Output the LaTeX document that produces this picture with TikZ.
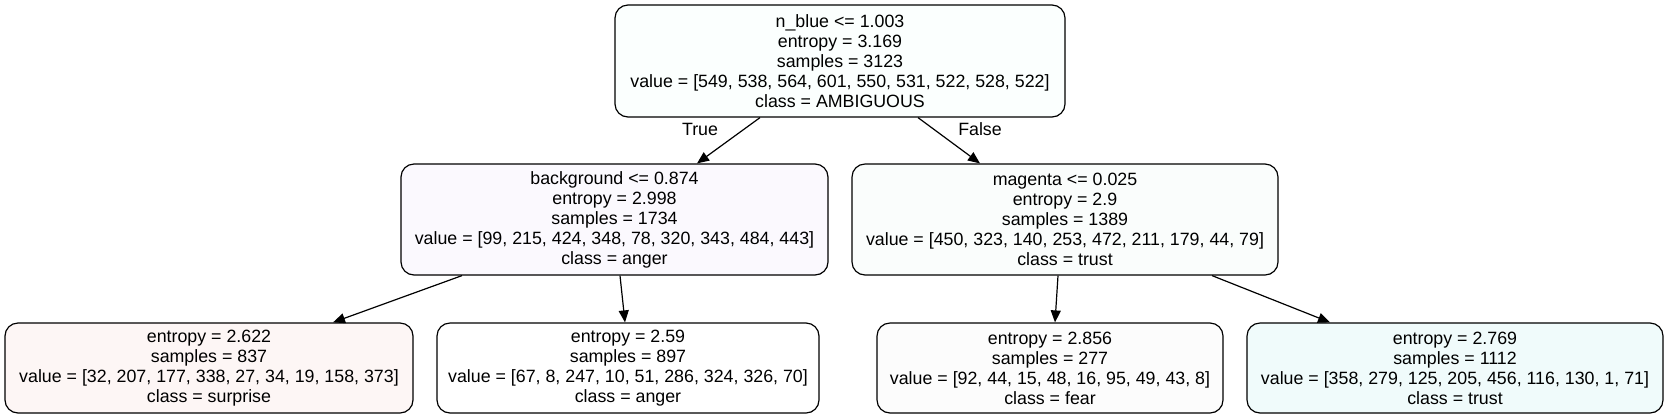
\documentclass[tikz,border=0pt]{standalone}
\usepackage{fontspec}
\setmainfont{Liberation Sans}
\usetikzlibrary{arrows.meta,calc}
\definecolor{cRoot}{HTML}{FBFFFE}
\definecolor{cBg}{HTML}{FBF9FE}
\definecolor{cMag}{HTML}{FAFDFC}
\definecolor{cLa}{HTML}{FDF6F5}
\definecolor{cLb}{HTML}{FFFFFF}
\definecolor{cLc}{HTML}{FCFCFC}
\definecolor{cLd}{HTML}{F0FBFB}
\tikzset{
  treenode/.style={draw=black, line width=0.6pt, rounded corners=6.5pt, align=center,
    inner sep=0pt, font=\fontsize{8.9}{10}\selectfont},
  edge/.style={line width=0.6pt, -{Triangle[length=6pt,width=5pt]}},
  elabel/.style={font=\fontsize{8.9}{10}\selectfont}
}
\begin{document}
\begin{tikzpicture}[x=0.5pt,y=-0.5pt]
\useasboundingbox (0,0) rectangle (1669,419);
\node[treenode, fill=cRoot, minimum width=225pt, minimum height=56pt] (root) at (840,61)
  {n\_blue <= 1.003\\entropy = 3.169\\samples = 3123\\value = [549, 538, 564, 601, 550, 531, 522, 528, 522]\\class = AMBIGUOUS};
\node[treenode, fill=cBg, minimum width=213.5pt, minimum height=55.5pt] (bg) at (614.5,219.5)
  {background <= 0.874\\entropy = 2.998\\samples = 1734\\value = [99, 215, 424, 348, 78, 320, 343, 484, 443]\\class = anger};
\node[treenode, fill=cMag, minimum width=213pt, minimum height=55.5pt] (mag) at (1065,219.5)
  {magenta <= 0.025\\entropy = 2.9\\samples = 1389\\value = [450, 323, 140, 253, 472, 211, 179, 44, 79]\\class = trust};
\node[treenode, fill=cLa, minimum width=204pt, minimum height=45pt] (la) at (209,368)
  {entropy = 2.622\\samples = 837\\value = [32, 207, 177, 338, 27, 34, 19, 158, 373]\\class = surprise};
\node[treenode, fill=cLb, minimum width=191pt, minimum height=45pt] (lb) at (628,368)
  {entropy = 2.59\\samples = 897\\value = [67, 8, 247, 10, 51, 286, 324, 326, 70]\\class = anger};
\node[treenode, fill=cLc, minimum width=173pt, minimum height=45pt] (lc) at (1050,368)
  {entropy = 2.856\\samples = 277\\value = [92, 44, 15, 48, 16, 95, 49, 43, 8]\\class = fear};
\node[treenode, fill=cLd, minimum width=208pt, minimum height=45pt] (ld) at (1455,368)
  {entropy = 2.769\\samples = 1112\\value = [358, 279, 125, 205, 456, 116, 130, 1, 71]\\class = trust};
\draw[edge] ($(root.south)+(-80,0)$) -- ($(bg.north)+(82.5,0)$);
\draw[edge] ($(root.south)+(78,0)$) -- ($(mag.north)+(-85,0)$);
\draw[edge] ($(bg.south)+(-152.5,0)$) -- ($(la.north)+(124,0)$);
\draw[edge] ($(bg.south)+(5.5,0)$) -- ($(lb.north)+(-3,0)$);
\draw[edge] ($(mag.south)+(-7,0)$) -- ($(lc.north)+(5,0)$);
\draw[edge] ($(mag.south)+(147,0)$) -- ($(ld.north)+(-125,0)$);
\node[elabel] (ltrue) at (700,129) {True};
\node[elabel] (lfalse) at (980,129) {False};
\end{tikzpicture}
\end{document}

STATED PROBLEM -> Extract the full listing exactly, with the pictures left out.

EXERCISE ANSWER ->
Output the LaTeX document that produces this picture with TikZ.
\documentclass[tikz,border=0pt]{standalone}
\usepackage{fontspec}
\setmainfont{Liberation Sans}
\usetikzlibrary{arrows.meta,calc}
\definecolor{cRoot}{HTML}{FBFFFE}
\definecolor{cBg}{HTML}{FBF9FE}
\definecolor{cMag}{HTML}{FAFDFC}
\definecolor{cLa}{HTML}{FDF6F5}
\definecolor{cLb}{HTML}{FFFFFF}
\definecolor{cLc}{HTML}{FCFCFC}
\definecolor{cLd}{HTML}{F0FBFB}
\tikzset{
  treenode/.style={draw=black, line width=0.6pt, rounded corners=6.5pt, align=center,
    inner sep=0pt, font=\fontsize{8.9}{10}\selectfont},
  edge/.style={line width=0.6pt, -{Triangle[length=6pt,width=5pt]}},
  elabel/.style={font=\fontsize{8.9}{10}\selectfont}
}
\begin{document}
\begin{tikzpicture}[x=0.5pt,y=-0.5pt]
\useasboundingbox (0,0) rectangle (1669,419);
\node[treenode, fill=cRoot, minimum width=225pt, minimum height=56pt] (root) at (840,61)
  {n\_blue <= 1.003\\entropy = 3.169\\samples = 3123\\value = [549, 538, 564, 601, 550, 531, 522, 528, 522]\\class = AMBIGUOUS};
\node[treenode, fill=cBg, minimum width=213.5pt, minimum height=55.5pt] (bg) at (614.5,219.5)
  {background <= 0.874\\entropy = 2.998\\samples = 1734\\value = [99, 215, 424, 348, 78, 320, 343, 484, 443]\\class = anger};
\node[treenode, fill=cMag, minimum width=213pt, minimum height=55.5pt] (mag) at (1065,219.5)
  {magenta <= 0.025\\entropy = 2.9\\samples = 1389\\value = [450, 323, 140, 253, 472, 211, 179, 44, 79]\\class = trust};
\node[treenode, fill=cLa, minimum width=204pt, minimum height=45pt] (la) at (209,368)
  {entropy = 2.622\\samples = 837\\value = [32, 207, 177, 338, 27, 34, 19, 158, 373]\\class = surprise};
\node[treenode, fill=cLb, minimum width=191pt, minimum height=45pt] (lb) at (628,368)
  {entropy = 2.59\\samples = 897\\value = [67, 8, 247, 10, 51, 286, 324, 326, 70]\\class = anger};
\node[treenode, fill=cLc, minimum width=173pt, minimum height=45pt] (lc) at (1050,368)
  {entropy = 2.856\\samples = 277\\value = [92, 44, 15, 48, 16, 95, 49, 43, 8]\\class = fear};
\node[treenode, fill=cLd, minimum width=208pt, minimum height=45pt] (ld) at (1455,368)
  {entropy = 2.769\\samples = 1112\\value = [358, 279, 125, 205, 456, 116, 130, 1, 71]\\class = trust};
\draw[edge] ($(root.south)+(-80,0)$) -- ($(bg.north)+(82.5,0)$);
\draw[edge] ($(root.south)+(78,0)$) -- ($(mag.north)+(-85,0)$);
\draw[edge] ($(bg.south)+(-152.5,0)$) -- ($(la.north)+(124,0)$);
\draw[edge] ($(bg.south)+(5.5,0)$) -- ($(lb.north)+(-3,0)$);
\draw[edge] ($(mag.south)+(-7,0)$) -- ($(lc.north)+(5,0)$);
\draw[edge] ($(mag.south)+(147,0)$) -- ($(ld.north)+(-125,0)$);
\node[elabel] (ltrue) at (700,129) {True};
\node[elabel] (lfalse) at (980,129) {False};
\end{tikzpicture}
\end{document}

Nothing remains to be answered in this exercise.